**** DATA EXTRACT
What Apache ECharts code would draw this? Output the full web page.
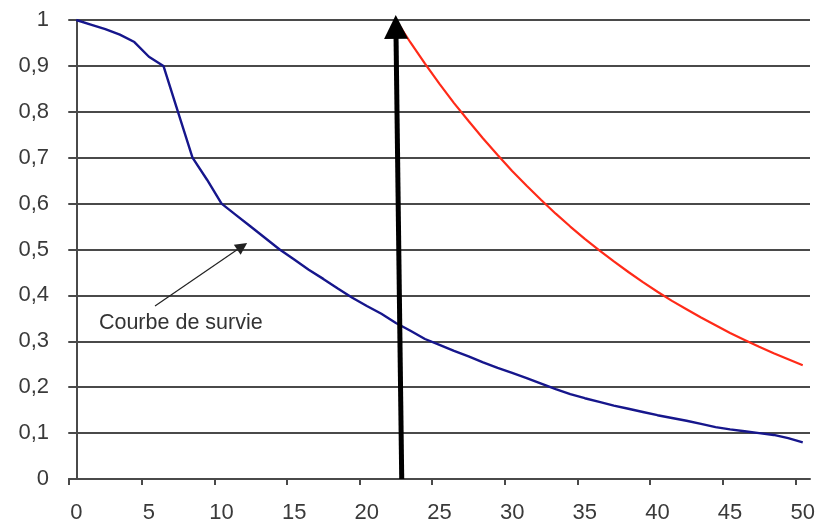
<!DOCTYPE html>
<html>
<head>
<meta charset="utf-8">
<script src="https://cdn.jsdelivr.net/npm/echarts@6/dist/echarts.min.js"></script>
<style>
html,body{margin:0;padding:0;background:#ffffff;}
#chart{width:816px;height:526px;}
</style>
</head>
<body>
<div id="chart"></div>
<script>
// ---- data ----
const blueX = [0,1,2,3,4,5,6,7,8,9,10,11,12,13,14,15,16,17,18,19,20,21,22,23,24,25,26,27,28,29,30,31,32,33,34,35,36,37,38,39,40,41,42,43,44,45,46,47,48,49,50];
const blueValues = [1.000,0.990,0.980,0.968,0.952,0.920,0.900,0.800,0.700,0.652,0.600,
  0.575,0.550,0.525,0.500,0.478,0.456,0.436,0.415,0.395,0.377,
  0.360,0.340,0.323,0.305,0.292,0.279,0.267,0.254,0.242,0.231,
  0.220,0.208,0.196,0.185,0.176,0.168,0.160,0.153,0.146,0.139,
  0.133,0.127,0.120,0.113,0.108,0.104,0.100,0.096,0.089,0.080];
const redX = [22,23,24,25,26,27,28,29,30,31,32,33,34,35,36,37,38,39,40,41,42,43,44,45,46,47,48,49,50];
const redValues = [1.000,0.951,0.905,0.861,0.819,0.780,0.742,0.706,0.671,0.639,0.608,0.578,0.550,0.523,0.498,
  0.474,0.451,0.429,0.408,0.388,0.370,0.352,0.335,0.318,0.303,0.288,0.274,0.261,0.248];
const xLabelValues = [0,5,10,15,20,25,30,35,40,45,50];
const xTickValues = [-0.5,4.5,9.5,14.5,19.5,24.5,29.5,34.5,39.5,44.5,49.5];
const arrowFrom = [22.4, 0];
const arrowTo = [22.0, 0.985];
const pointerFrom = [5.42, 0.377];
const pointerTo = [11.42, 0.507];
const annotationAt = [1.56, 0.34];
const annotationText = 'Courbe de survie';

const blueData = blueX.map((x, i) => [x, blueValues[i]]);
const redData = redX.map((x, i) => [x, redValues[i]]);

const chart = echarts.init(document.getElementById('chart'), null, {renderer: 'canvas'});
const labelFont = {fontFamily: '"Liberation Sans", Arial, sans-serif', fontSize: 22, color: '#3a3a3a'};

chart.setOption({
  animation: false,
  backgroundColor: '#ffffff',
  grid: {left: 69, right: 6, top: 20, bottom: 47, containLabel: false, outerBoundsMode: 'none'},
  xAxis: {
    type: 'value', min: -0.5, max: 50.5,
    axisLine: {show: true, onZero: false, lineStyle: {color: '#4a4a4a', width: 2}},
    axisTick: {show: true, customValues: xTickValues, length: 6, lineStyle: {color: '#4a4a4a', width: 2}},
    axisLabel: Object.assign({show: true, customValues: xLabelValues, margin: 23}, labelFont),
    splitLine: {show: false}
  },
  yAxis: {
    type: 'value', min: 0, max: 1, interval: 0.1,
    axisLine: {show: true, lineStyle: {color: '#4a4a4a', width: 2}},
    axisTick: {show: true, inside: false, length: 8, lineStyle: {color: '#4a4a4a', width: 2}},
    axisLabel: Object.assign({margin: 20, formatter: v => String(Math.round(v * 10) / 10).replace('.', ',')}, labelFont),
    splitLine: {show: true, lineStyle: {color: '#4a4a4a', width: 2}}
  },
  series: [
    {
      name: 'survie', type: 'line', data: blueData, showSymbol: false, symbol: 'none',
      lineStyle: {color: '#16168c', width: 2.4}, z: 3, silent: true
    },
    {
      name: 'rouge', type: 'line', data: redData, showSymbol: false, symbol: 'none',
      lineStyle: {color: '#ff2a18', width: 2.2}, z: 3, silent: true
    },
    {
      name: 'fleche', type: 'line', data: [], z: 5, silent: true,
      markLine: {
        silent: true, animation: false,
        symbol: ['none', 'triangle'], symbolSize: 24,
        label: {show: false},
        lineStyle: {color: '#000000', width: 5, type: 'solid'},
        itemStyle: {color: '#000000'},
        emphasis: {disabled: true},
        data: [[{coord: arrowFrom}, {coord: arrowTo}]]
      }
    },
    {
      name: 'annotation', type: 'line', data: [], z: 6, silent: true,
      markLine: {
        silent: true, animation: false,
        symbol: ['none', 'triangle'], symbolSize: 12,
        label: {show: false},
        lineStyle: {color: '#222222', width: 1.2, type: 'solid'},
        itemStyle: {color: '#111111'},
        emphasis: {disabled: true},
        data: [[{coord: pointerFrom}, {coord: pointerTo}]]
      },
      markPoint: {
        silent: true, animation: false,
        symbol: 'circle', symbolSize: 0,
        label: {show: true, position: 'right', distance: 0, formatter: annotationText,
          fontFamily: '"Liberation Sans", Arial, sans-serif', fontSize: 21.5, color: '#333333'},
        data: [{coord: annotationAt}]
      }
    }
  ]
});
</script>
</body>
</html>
********
AIM: Strip out the pictures and quote the remaining data word for word.

SOLUTION TO THE PROBLEM:
What Apache ECharts code would draw this? Output the full web page.
<!DOCTYPE html>
<html>
<head>
<meta charset="utf-8">
<script src="https://cdn.jsdelivr.net/npm/echarts@6/dist/echarts.min.js"></script>
<style>
html,body{margin:0;padding:0;background:#ffffff;}
#chart{width:816px;height:526px;}
</style>
</head>
<body>
<div id="chart"></div>
<script>
// ---- data ----
const blueX = [0,1,2,3,4,5,6,7,8,9,10,11,12,13,14,15,16,17,18,19,20,21,22,23,24,25,26,27,28,29,30,31,32,33,34,35,36,37,38,39,40,41,42,43,44,45,46,47,48,49,50];
const blueValues = [1.000,0.990,0.980,0.968,0.952,0.920,0.900,0.800,0.700,0.652,0.600,
  0.575,0.550,0.525,0.500,0.478,0.456,0.436,0.415,0.395,0.377,
  0.360,0.340,0.323,0.305,0.292,0.279,0.267,0.254,0.242,0.231,
  0.220,0.208,0.196,0.185,0.176,0.168,0.160,0.153,0.146,0.139,
  0.133,0.127,0.120,0.113,0.108,0.104,0.100,0.096,0.089,0.080];
const redX = [22,23,24,25,26,27,28,29,30,31,32,33,34,35,36,37,38,39,40,41,42,43,44,45,46,47,48,49,50];
const redValues = [1.000,0.951,0.905,0.861,0.819,0.780,0.742,0.706,0.671,0.639,0.608,0.578,0.550,0.523,0.498,
  0.474,0.451,0.429,0.408,0.388,0.370,0.352,0.335,0.318,0.303,0.288,0.274,0.261,0.248];
const xLabelValues = [0,5,10,15,20,25,30,35,40,45,50];
const xTickValues = [-0.5,4.5,9.5,14.5,19.5,24.5,29.5,34.5,39.5,44.5,49.5];
const arrowFrom = [22.4, 0];
const arrowTo = [22.0, 0.985];
const pointerFrom = [5.42, 0.377];
const pointerTo = [11.42, 0.507];
const annotationAt = [1.56, 0.34];
const annotationText = 'Courbe de survie';

const blueData = blueX.map((x, i) => [x, blueValues[i]]);
const redData = redX.map((x, i) => [x, redValues[i]]);

const chart = echarts.init(document.getElementById('chart'), null, {renderer: 'canvas'});
const labelFont = {fontFamily: '"Liberation Sans", Arial, sans-serif', fontSize: 22, color: '#3a3a3a'};

chart.setOption({
  animation: false,
  backgroundColor: '#ffffff',
  grid: {left: 69, right: 6, top: 20, bottom: 47, containLabel: false, outerBoundsMode: 'none'},
  xAxis: {
    type: 'value', min: -0.5, max: 50.5,
    axisLine: {show: true, onZero: false, lineStyle: {color: '#4a4a4a', width: 2}},
    axisTick: {show: true, customValues: xTickValues, length: 6, lineStyle: {color: '#4a4a4a', width: 2}},
    axisLabel: Object.assign({show: true, customValues: xLabelValues, margin: 23}, labelFont),
    splitLine: {show: false}
  },
  yAxis: {
    type: 'value', min: 0, max: 1, interval: 0.1,
    axisLine: {show: true, lineStyle: {color: '#4a4a4a', width: 2}},
    axisTick: {show: true, inside: false, length: 8, lineStyle: {color: '#4a4a4a', width: 2}},
    axisLabel: Object.assign({margin: 20, formatter: v => String(Math.round(v * 10) / 10).replace('.', ',')}, labelFont),
    splitLine: {show: true, lineStyle: {color: '#4a4a4a', width: 2}}
  },
  series: [
    {
      name: 'survie', type: 'line', data: blueData, showSymbol: false, symbol: 'none',
      lineStyle: {color: '#16168c', width: 2.4}, z: 3, silent: true
    },
    {
      name: 'rouge', type: 'line', data: redData, showSymbol: false, symbol: 'none',
      lineStyle: {color: '#ff2a18', width: 2.2}, z: 3, silent: true
    },
    {
      name: 'fleche', type: 'line', data: [], z: 5, silent: true,
      markLine: {
        silent: true, animation: false,
        symbol: ['none', 'triangle'], symbolSize: 24,
        label: {show: false},
        lineStyle: {color: '#000000', width: 5, type: 'solid'},
        itemStyle: {color: '#000000'},
        emphasis: {disabled: true},
        data: [[{coord: arrowFrom}, {coord: arrowTo}]]
      }
    },
    {
      name: 'annotation', type: 'line', data: [], z: 6, silent: true,
      markLine: {
        silent: true, animation: false,
        symbol: ['none', 'triangle'], symbolSize: 12,
        label: {show: false},
        lineStyle: {color: '#222222', width: 1.2, type: 'solid'},
        itemStyle: {color: '#111111'},
        emphasis: {disabled: true},
        data: [[{coord: pointerFrom}, {coord: pointerTo}]]
      },
      markPoint: {
        silent: true, animation: false,
        symbol: 'circle', symbolSize: 0,
        label: {show: true, position: 'right', distance: 0, formatter: annotationText,
          fontFamily: '"Liberation Sans", Arial, sans-serif', fontSize: 21.5, color: '#333333'},
        data: [{coord: annotationAt}]
      }
    }
  ]
});
</script>
</body>
</html>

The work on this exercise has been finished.